**THE RECORDS**
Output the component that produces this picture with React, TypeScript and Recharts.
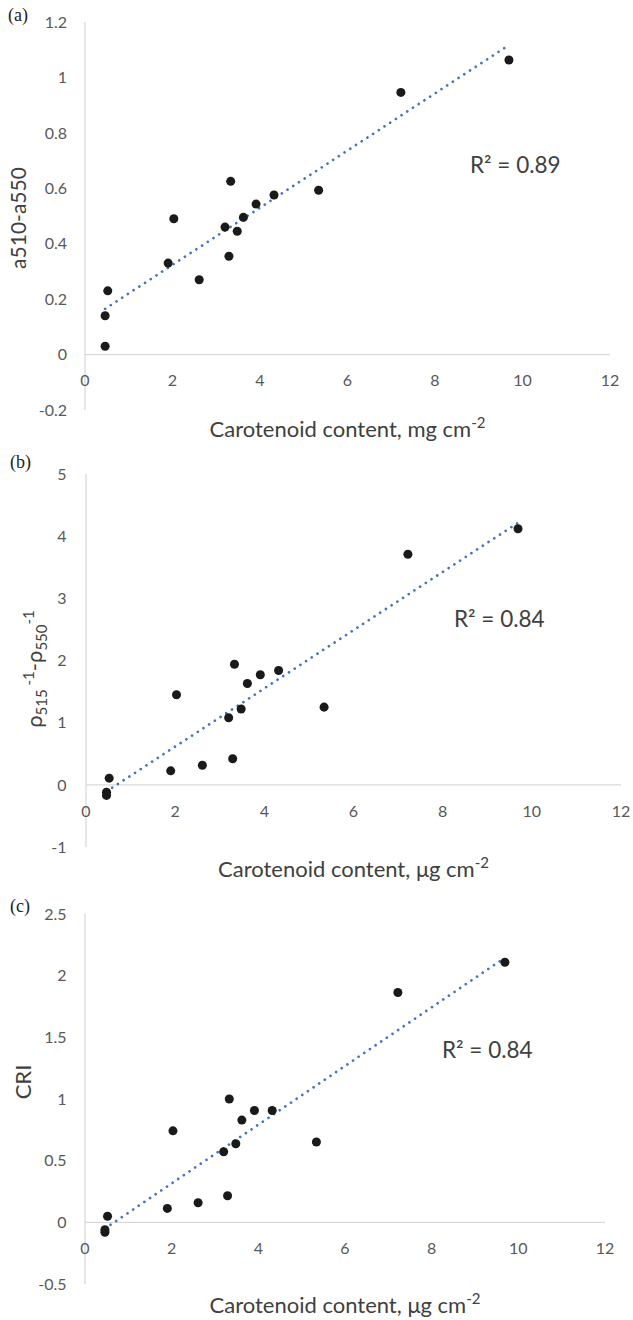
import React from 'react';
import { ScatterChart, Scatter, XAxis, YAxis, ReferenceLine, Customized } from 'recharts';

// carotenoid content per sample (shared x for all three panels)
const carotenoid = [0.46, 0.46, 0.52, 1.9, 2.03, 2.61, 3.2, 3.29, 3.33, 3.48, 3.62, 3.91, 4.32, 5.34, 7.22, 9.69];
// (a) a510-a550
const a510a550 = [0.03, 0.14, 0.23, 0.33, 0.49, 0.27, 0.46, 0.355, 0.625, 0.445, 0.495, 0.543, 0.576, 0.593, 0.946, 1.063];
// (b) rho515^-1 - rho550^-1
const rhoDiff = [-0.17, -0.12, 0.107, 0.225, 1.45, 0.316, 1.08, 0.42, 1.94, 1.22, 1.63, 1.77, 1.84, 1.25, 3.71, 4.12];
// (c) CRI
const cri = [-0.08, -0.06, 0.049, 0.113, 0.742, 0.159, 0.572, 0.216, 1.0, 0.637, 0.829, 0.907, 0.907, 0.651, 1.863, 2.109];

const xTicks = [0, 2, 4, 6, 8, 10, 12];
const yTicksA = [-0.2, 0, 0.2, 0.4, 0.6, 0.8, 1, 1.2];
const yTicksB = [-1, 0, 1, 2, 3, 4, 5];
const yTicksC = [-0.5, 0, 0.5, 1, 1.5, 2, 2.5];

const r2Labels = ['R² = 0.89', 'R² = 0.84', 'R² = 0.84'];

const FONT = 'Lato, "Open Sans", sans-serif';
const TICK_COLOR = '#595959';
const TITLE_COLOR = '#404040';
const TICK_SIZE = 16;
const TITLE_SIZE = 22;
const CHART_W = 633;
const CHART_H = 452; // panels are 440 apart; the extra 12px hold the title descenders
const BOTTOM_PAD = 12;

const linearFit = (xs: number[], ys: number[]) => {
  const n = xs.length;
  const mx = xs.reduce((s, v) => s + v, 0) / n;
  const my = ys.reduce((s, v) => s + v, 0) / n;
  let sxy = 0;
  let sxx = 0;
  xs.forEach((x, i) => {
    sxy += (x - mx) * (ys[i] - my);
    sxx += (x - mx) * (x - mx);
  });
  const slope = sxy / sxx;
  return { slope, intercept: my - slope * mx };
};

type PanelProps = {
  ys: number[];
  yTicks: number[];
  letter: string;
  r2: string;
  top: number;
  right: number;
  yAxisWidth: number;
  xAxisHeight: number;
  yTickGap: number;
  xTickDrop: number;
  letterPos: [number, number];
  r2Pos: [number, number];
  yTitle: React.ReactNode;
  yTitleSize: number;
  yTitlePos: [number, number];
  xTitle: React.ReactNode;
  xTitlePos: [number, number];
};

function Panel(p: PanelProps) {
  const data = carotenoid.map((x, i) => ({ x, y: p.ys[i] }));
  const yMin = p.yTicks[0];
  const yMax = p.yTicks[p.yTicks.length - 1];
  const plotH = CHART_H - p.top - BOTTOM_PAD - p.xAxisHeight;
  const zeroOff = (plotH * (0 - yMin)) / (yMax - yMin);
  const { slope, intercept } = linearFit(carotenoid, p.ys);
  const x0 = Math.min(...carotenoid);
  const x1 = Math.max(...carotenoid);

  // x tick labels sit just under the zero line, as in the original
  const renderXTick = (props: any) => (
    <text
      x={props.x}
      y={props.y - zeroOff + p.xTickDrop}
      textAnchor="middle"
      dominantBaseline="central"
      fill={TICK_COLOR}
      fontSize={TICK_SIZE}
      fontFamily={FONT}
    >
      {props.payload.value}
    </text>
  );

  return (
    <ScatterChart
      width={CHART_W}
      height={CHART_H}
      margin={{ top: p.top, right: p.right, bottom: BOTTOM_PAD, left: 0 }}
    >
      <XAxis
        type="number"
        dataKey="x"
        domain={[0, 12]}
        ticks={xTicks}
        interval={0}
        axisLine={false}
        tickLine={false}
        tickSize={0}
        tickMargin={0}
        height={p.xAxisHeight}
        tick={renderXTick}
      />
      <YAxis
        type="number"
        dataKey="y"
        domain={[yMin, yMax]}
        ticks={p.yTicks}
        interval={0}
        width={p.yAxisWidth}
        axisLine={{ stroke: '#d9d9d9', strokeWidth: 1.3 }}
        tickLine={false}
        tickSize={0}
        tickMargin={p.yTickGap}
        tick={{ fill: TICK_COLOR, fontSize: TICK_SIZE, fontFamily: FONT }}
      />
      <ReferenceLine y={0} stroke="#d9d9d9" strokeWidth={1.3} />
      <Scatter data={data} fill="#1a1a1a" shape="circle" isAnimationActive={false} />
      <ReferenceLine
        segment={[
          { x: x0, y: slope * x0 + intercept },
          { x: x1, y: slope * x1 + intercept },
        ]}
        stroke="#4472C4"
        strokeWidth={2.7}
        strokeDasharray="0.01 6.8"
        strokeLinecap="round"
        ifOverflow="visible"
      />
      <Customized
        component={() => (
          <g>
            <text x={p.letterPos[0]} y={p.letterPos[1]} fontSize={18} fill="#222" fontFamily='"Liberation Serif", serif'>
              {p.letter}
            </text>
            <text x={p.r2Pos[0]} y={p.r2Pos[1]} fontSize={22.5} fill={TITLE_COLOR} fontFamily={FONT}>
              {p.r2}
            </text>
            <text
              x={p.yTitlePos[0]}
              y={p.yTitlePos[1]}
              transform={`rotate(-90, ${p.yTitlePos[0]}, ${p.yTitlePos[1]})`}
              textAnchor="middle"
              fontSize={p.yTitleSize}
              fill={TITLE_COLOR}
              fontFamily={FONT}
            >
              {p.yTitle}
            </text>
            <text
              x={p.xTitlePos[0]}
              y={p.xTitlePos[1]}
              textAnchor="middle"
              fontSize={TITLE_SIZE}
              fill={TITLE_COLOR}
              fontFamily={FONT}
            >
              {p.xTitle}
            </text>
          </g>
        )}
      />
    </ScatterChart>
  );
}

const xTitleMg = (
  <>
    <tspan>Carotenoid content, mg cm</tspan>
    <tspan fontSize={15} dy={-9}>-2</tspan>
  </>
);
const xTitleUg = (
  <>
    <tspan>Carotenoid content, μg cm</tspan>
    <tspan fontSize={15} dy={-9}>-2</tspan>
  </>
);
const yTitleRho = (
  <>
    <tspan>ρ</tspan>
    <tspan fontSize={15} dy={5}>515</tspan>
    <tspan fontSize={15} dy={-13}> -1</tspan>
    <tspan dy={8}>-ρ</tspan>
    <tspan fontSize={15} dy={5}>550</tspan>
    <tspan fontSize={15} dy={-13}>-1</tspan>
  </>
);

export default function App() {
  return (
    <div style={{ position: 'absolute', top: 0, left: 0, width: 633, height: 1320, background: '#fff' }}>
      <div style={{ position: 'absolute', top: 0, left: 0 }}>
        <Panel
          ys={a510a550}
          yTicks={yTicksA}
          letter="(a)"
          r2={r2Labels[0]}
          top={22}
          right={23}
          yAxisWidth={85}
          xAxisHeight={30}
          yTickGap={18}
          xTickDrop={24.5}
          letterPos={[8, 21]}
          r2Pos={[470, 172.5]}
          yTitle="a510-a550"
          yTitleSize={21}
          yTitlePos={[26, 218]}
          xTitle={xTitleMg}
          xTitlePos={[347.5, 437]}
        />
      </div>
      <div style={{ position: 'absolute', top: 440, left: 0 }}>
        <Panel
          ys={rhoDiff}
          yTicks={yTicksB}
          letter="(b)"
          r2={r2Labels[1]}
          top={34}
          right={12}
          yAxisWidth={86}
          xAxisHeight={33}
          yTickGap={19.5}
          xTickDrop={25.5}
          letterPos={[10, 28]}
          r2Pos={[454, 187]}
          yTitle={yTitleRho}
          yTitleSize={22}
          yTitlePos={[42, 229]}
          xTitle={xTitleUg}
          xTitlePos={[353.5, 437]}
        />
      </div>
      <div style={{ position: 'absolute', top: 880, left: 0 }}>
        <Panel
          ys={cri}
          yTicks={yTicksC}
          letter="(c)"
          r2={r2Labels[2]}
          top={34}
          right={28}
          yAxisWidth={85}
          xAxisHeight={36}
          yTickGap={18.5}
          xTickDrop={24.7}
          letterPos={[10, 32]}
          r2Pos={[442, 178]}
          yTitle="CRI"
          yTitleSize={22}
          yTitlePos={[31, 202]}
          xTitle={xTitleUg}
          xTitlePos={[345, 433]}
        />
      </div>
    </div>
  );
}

...

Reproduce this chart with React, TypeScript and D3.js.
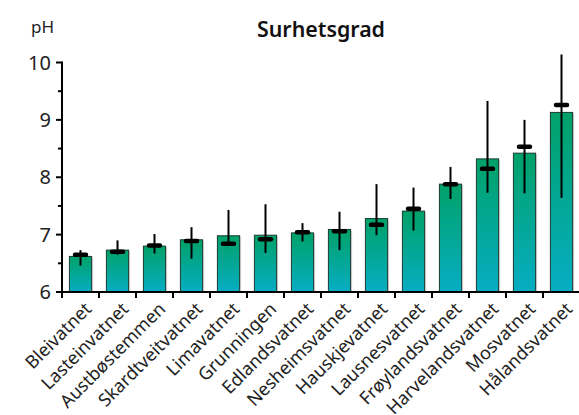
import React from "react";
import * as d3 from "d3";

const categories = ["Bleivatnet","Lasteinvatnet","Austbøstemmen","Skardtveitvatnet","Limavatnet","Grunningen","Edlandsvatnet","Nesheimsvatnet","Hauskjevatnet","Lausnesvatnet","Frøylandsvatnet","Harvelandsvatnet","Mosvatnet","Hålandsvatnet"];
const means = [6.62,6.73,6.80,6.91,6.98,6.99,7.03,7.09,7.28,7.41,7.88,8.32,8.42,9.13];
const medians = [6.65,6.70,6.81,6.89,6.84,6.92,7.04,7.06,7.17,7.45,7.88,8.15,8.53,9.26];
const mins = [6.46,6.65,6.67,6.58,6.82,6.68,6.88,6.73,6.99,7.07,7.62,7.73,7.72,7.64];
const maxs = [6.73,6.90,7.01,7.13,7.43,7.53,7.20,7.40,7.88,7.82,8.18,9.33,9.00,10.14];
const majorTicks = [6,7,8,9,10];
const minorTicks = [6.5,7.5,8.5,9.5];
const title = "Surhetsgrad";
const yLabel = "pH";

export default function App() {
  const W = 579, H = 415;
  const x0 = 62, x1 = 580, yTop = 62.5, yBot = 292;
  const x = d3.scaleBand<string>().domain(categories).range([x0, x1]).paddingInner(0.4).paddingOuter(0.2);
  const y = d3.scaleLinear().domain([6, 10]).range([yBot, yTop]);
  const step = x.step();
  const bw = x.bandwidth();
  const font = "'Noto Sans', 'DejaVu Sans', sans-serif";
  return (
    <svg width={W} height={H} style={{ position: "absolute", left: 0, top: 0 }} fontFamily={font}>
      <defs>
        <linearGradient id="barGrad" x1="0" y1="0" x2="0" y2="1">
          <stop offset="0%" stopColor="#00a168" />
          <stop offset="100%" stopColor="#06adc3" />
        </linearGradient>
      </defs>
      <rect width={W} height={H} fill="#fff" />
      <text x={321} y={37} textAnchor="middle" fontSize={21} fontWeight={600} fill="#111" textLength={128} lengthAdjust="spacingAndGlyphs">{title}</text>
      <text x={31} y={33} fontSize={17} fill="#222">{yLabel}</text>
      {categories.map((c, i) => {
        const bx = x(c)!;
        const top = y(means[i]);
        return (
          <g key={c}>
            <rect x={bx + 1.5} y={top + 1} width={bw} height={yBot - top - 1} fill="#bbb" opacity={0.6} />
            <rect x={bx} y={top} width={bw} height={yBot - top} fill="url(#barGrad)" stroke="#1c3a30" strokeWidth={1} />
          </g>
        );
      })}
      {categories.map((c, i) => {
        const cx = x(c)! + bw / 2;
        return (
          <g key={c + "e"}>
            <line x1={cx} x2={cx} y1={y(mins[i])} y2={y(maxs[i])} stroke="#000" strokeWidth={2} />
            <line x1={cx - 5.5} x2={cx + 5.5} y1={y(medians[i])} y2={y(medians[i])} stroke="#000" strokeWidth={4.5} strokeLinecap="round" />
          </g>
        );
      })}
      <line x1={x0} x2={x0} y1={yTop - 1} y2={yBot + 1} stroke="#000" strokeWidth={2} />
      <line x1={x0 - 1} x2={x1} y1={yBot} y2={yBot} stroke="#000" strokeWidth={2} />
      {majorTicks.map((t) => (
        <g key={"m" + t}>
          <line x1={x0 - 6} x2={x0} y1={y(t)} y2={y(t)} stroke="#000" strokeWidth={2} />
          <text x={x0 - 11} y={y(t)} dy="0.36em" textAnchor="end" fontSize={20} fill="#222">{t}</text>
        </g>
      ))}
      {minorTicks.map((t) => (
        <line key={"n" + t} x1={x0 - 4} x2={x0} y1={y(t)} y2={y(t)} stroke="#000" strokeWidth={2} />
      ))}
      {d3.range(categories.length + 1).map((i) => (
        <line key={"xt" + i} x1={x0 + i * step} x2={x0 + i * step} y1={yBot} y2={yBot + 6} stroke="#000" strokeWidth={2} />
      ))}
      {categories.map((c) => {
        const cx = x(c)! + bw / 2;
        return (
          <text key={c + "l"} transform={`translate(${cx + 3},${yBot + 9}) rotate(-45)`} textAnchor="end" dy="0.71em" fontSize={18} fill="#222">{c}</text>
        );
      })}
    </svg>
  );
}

**THE REQUEST**
Everything from the line that contains "Output the component" down to the line that contains "YAxis, ReferenceLine, Customized" should be written out exactly, end lines too, minus the pictures.

**THE OUTPUT**
Output the component that produces this picture with React, TypeScript and Recharts.
import React from 'react';
import { ScatterChart, Scatter, XAxis, YAxis, ReferenceLine, Customized } from 'recharts';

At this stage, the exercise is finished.